The police have long seen Black music as synonymous with violence, with drill artists the most recent target. The most visceral are the various criminal orders, including “gang” orders, which can forbid everything from entering particular places or areas to performing music. There does not have to be a specific link between a song and an act of violence to be convicted of “inciting violence”.

This, says University of Richmond Professor Erik Nielson and co-author of Rap on Trial, is “an extension of a centuries-old dynamic” of punishing Black expression. Nielson says it both plays into stereotypes about the inherent criminality of young Black men and assumes they cannot be fictional authors or observers in their music using figurative speech or wordplay, only recounting what they have done or want to do.  

Platforms like YouTube are also cooperating with the authorities in taking down drill videos. The Met have compiled a database of over 1900 drill videos, and routinely request their removal of hundreds of those. Without these platforms to promote their music, build their audience, and attract the attention of labels, it becomes much more difficult for artists to build a career and livelihood, and to escape the poverty inflicted on Black communities. Often it is the amateur, unknown, or up-and-coming artists who are targeted because they lack the name recognition or means to defend themselves.

When a video is taken down, the people who made it are not told why, let alone that it was at the request of the police. There is no appeal process, no accuser to answer or evidence presented. When I asked the Met what the policy was on what music was acceptable and what crossed the line, they replied that there was no policy. So, it would appear that these are taken down arbitrarily without any accountability or recourse. Ian McQuaid, who is head of Artists and Repertoire at Moves Recording, believes some of the artists have had their videos targeted because they have spoken out about police harassment. 

Researchers at University College London are currently working on a programme that will do this automatically, using an algorithm to identify offending music and flag it to the police. Work done elsewhere at the same college found that “positive” lyrics in drill music are more likely to be popular and to attract comments and views on YouTube.  

But if you are a drill artist (i.e. a young man of colour, and probably a young Black man) your music can be used against you if you commit an unrelated crime. There have been at least 30 cases where rap music or videos have been used as evidence in England and Wales, exclusively against Black men, according to research by Dr Abenaa Owusu-Bempah at the LSE. The Crown Prosecution Service can use the “Bad Character Provisions” to have lyrics admitted as evidence of someone’s character, the logic being that because you rap about violence or criminality you are a criminal. Most of the cases were “joint enterprise” cases, where the music was used to argue that someone was member or associated with a gang and then to link them to a crime. In one case, a 16-year-old was targetted with a music video he’d appeared in two years earlier, which was used to establish his gang membership and then to link him to an alleged “gang” murder. 

“There is no question that this is racially motivated,” says Professor Nielson, “no other fictional form is targeted in this way in court.” In the US, he explains, there are “hundreds” of cases specifically involving the use of rap in courts and overwhelmingly, those defendants are Black or Latino.
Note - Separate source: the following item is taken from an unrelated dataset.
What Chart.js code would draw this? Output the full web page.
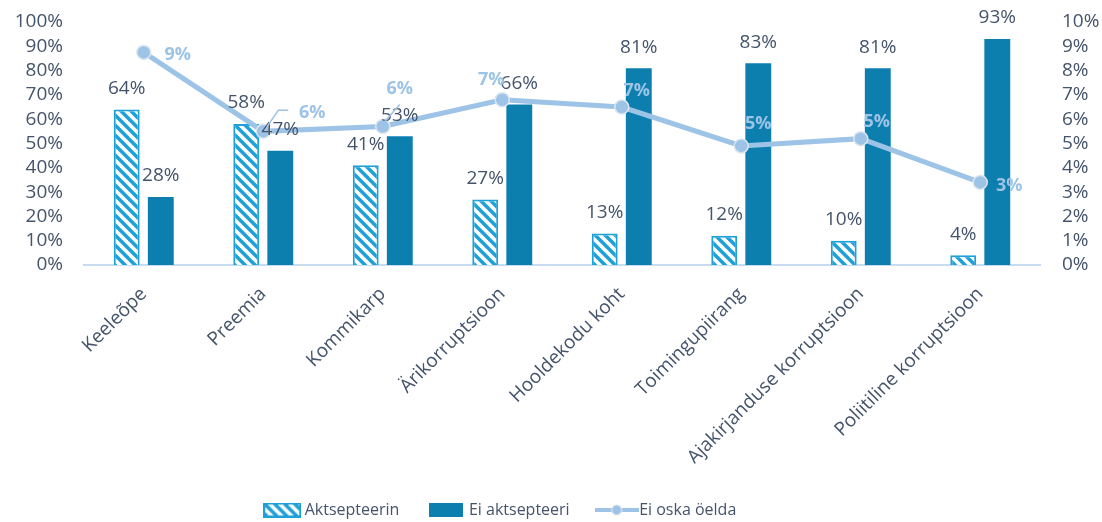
<!DOCTYPE html>
<html><head><meta charset="utf-8">
<script src="https://cdn.jsdelivr.net/npm/chart.js@4"></script>
<style>html,body{margin:0;padding:0;background:#fff;} #wrap{width:1102px;height:522px;position:relative}</style>
</head><body><div id="wrap"><canvas id="c"></canvas></div>
<script>
const categories = ['Keeleõpe','Preemia','Kommikarp','Ärikorruptsioon','Hooldekodu koht','Toimingupiirang','Ajakirjanduse korruptsioon','Poliitiline korruptsioon'];
const seriesNames = ['Aktsepteerin','Ei aktsepteeri','Ei oska öelda'];
const aktsepteerin = [64,58,41,27,13,12,10,4];
const eiAktsepteeri = [28,47,53,66,81,83,81,93];
const eiOskaOelda = [8.75,5.5,5.7,6.8,6.5,4.9,5.2,3.4];
const leftTickMax = 100, leftTickStep = 10;
const rightTickMax = 10, rightTickStep = 1;

// label placement (styling only)
const lineLabelPlacement = [
  {dx:34, dy:2},
  {dx:49, dy:-18, leader:[[4,-5],[15,-21],[25,-21]]},
  {dx:17, dy:-38, leader:[[2,-5],[17,-22]]},
  {dx:-11, dy:-20},
  {dx:15, dy:-16},
  {dx:17, dy:-22},
  {dx:16, dy:-17},
  {dx:29, dy:3}
];

const FONT = '"Open Sans", "Noto Sans", sans-serif';
const TEXT = '#44546A';
const CYAN = '#1DA1D8';
const DARK = '#0C7FAF';
const LIGHT = '#9DC3E6';

function hatchTile(){
  const s = 10, c = document.createElement('canvas');
  c.width = s; c.height = s;
  const g = c.getContext('2d');
  g.fillStyle = '#fff'; g.fillRect(0,0,s,s);
  g.strokeStyle = CYAN; g.lineWidth = 3.5;
  for (const k of [-s,0,s]) { g.beginPath(); g.moveTo(k-1,-1); g.lineTo(k+s+1,s+1); g.stroke(); }
  return c;
}
const hatch = document.createElement('canvas').getContext('2d').createPattern(hatchTile(),'repeat');

function legendHatch(){
  const c = document.createElement('canvas'); c.width = 38; c.height = 15;
  const g = c.getContext('2d');
  g.fillStyle = g.createPattern(hatchTile(),'repeat');
  g.fillRect(0,0,38,15);
  g.strokeStyle = CYAN; g.lineWidth = 2; g.strokeRect(1,1,36,13);
  return c;
}
function legendSolid(){
  const c = document.createElement('canvas'); c.width = 34; c.height = 14;
  const g = c.getContext('2d'); g.fillStyle = DARK; g.fillRect(0,0,34,14); return c;
}
function legendLine(){
  const c = document.createElement('canvas'); c.width = 44; c.height = 14;
  const g = c.getContext('2d');
  g.strokeStyle = LIGHT; g.lineWidth = 4; g.beginPath(); g.moveTo(0,7); g.lineTo(44,7); g.stroke();
  g.beginPath(); g.arc(22,7,5,0,Math.PI*2); g.fillStyle = LIGHT; g.fill();
  g.strokeStyle = '#DDE6EE'; g.lineWidth = 1.2; g.stroke();
  return c;
}
const legendMarks = [legendHatch(), legendSolid(), legendLine()];

const labelPlugin = {
  id: 'valueLabels',
  afterDatasetsDraw(chart){
    const ctx = chart.ctx;
    ctx.save();
    ctx.textAlign = 'center'; ctx.textBaseline = 'middle';
    [0,1].forEach(di => {
      const meta = chart.getDatasetMeta(di);
      ctx.font = '19px ' + FONT; ctx.fillStyle = TEXT;
      meta.data.forEach((bar,i) => {
        ctx.fillText(chart.data.datasets[di].data[i] + '%', bar.x, bar.y - 21);
      });
    });
    const lm = chart.getDatasetMeta(2);
    lm.data.forEach((pt,i) => {
      const p = lineLabelPlacement[i];
      if (p.leader){
        ctx.strokeStyle = LIGHT; ctx.lineWidth = 1.5; ctx.beginPath();
        p.leader.forEach((q,j) => j ? ctx.lineTo(pt.x+q[0], pt.y+q[1]) : ctx.moveTo(pt.x+q[0], pt.y+q[1]));
        ctx.stroke();
      }
      ctx.font = 'bold 18px ' + FONT; ctx.fillStyle = LIGHT;
      ctx.fillText(Math.round(chart.data.datasets[2].data[i]) + '%', pt.x + p.dx, pt.y + p.dy);
    });
    ctx.restore();
  }
};

const legendShift = {
  id: 'legendShift',
  afterLayout(chart){
    const lg = chart.legend; if (!lg) return;
    const dx = -49, dy = 6;
    lg.left += dx; lg.right += dx; lg.top += dy; lg.bottom += dy;
  }
};

new Chart(document.getElementById('c'), {
  data: {
    labels: categories,
    datasets: [
      {type:'bar', label: seriesNames[0], data: aktsepteerin, backgroundColor: hatch, borderColor: CYAN, borderWidth: 2, yAxisID:'y', order: 1, categoryPercentage: 0.57, barPercentage: 0.76},
      {type:'bar', label: seriesNames[1], data: eiAktsepteeri, backgroundColor: DARK, borderWidth: 0, yAxisID:'y', order: 1, categoryPercentage: 0.57, barPercentage: 0.76},
      {type:'line', label: seriesNames[2], data: eiOskaOelda, borderColor: LIGHT, borderWidth: 5, pointRadius: 7, pointBackgroundColor: LIGHT, pointBorderColor: '#DDE6EE', pointBorderWidth: 1.5, yAxisID:'y2', order: 0, tension: 0}
    ]
  },
  options: {
    responsive: true, maintainAspectRatio: false, animation: false,
    layout: { padding: { top: 22, left: 0, right: 0, bottom: 0 } },
    plugins: {
      tooltip: {enabled: false},
      legend: {
        position: 'bottom',
        labels: {
          usePointStyle: true, pointStyleWidth: 29, padding: 32.5,
          font: {family: FONT, size: 16}, color: TEXT,
          generateLabels(chart){
            return chart.data.datasets.map((d,i) => ({text: d.label, pointStyle: legendMarks[i], datasetIndex: i, fontColor: TEXT, lineWidth: 0, hidden: false}));
          }
        }
      }
    },
    scales: {
      x: {
        grid: {display: false},
        border: {display: true, color: '#C9DCEF', width: 2},
        ticks: {maxRotation: 45, minRotation: 45, font: {family: FONT, size: 19}, color: TEXT, padding: 10},
        afterFit(s){ s.paddingLeft = 0; s.paddingRight = 0; s.height = 198.5; }
      },
      y: {
        position: 'left', min: 0, max: leftTickMax,
        grid: {display: false, drawTicks: false}, border: {display: false},
        ticks: {stepSize: leftTickStep, autoSkip: false, padding: 21, font: {family: FONT, size: 19}, color: TEXT, callback: v => v + '%'},
        afterFit(s){ s.width = 84; s.paddingTop = 0; s.paddingBottom = 0; }
      },
      y2: {
        position: 'right', min: 0, max: rightTickMax,
        grid: {display: false, drawTicks: false}, border: {display: false},
        ticks: {stepSize: rightTickStep, autoSkip: false, padding: 22, font: {family: FONT, size: 19}, color: TEXT, callback: v => v + '%'},
        afterFit(s){ s.width = 62; s.paddingTop = 0; s.paddingBottom = 0; }
      }
    }
  },
  plugins: [labelPlugin, legendShift]
});
</script></body></html>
Police departments there also have “significantly built-out” the teams that monitor “gangs”, including watching hours of rap videos – often without specific cause to look at a particular person or group. Even appearing in a video “bopping your head at the back” can be enough to be labelled as a gang member and subject to police action. The same is true in the UK, where police “experts” on rap have been grouped into units that watch, transcribe and “translate” hundreds of hours of videos to use against young Black men.

There is, however, a pushback against these types of tactics. The Persecuting Rap project at the University of Manchester is leading research on the policing of rap in the UK for years. 

More recently the Garden Court Chambers in London has been running a series of online events and seminars on drill and criminal law, which Digga D’s lawyer has contributed to, covering both the use of criminal orders to prevent artists from making and publishing music and the use of lyrics as evidence of “bad character”.  

There is also support from some politicians. Sian Berry, a London Assembly Member who sits on the city’s police and crime committee, said that harsh policing tactics are used disproportionately against Black Londoners and the attempts to use drill music as evidence in criminal investigations is fuelled by the same racial bias. “Drill is not the problem,” she said, “an unnecessary police clamp down on the genre is a contradiction of the rights they are there to protect. It is likely to create more animosity towards the police than any music ever could.” 

Already both artists and more sympathetic platforms are adapting, putting videos on to private for a few weeks in anticipation of police action, or steering clear of violent themes in their music. Still, they are constantly at risk of being denied a career and even criminalised because of their music. As much as ever, the harassment and targeting of Black people is done with little or no accountability.